FRANKFURT — If Russian oligarchs try to launder their money to circumvent sanctions, they won’t have any luck in Estonia, according to the country’s central bank chief.

Both Estonia’s banks and authorities have pulled out all stops to weed out illicit money after the country’s reputation was tainted by scandal, Madis Müller told POLITICO.

“I think everyone now is just extra careful in managing the anti-money laundering risks,” Müller said, citing the “bad publicity” associated with its banking practices.

Estonia had long struggled on the money laundering front, but it was especially damaged by the Danske Bank affair, the largest such scandal ever in Europe. From 2007 to 2016, Denmark’s biggest bank failed to spot €200 billion in illicit funds — much of which stemmed from Russia — funneled through its branch in Estonia. 

The scandal is still reverberating today, Müller said.

“Resources to deal with [anti-money laundering] risks have been substantially beefed up at commercial banks, the [financial supervisor] and the Financial Intelligence Unit,” he said, adding that this effort extends to cooperation with the Nordic supervisor authorities, which aren’t part of the Single Supervisory Mechanism (SSM.)

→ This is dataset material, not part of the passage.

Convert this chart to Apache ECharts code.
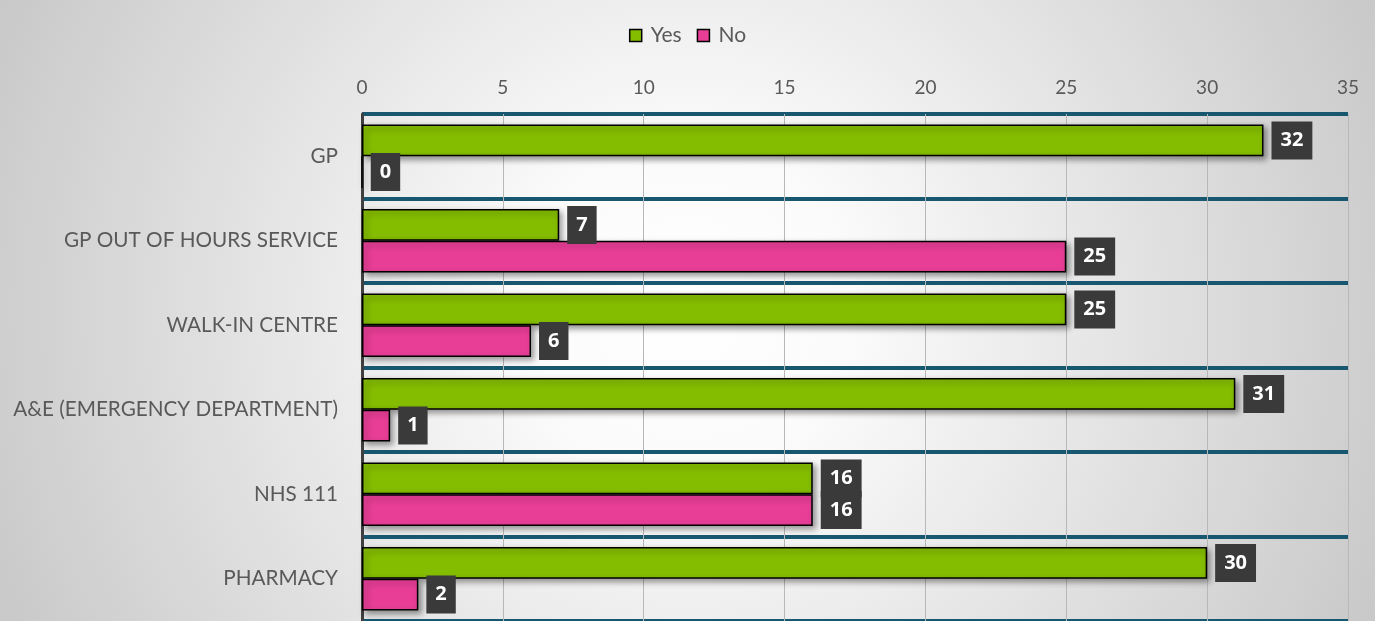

“One can safely say that the problems with money laundering in the Estonian banking sector are history now,” he added.

At this point, Müller is more concerned about Russians turning to the global market for crypto assets, as a way to both launder money and avoid sanctions.

“It’s important that not just we in Estonia — but in general in Europe and globally — can control the points of interaction between digital assets and the traditional financial system,” he said. “That [way] no one would be able to convert crypto assets to official currency without properly identifying themselves and also without being able to prove the source of those assets.”

Similar comments came from European Central Bank President Christine Lagarde on Tuesday, when she said she was “most concerned” about what she sees as the high volume of rubles being converted into crypto assets ever since the West hit Russia with a barrage of financial sanctions.

Others are more sanguine. EU and U.S. officials have questioned the scope of the risk and don’t see crypto assets as major way around sanctions, in part because they can’t easily mask the massive financial flows that circumventing sanctions would entail.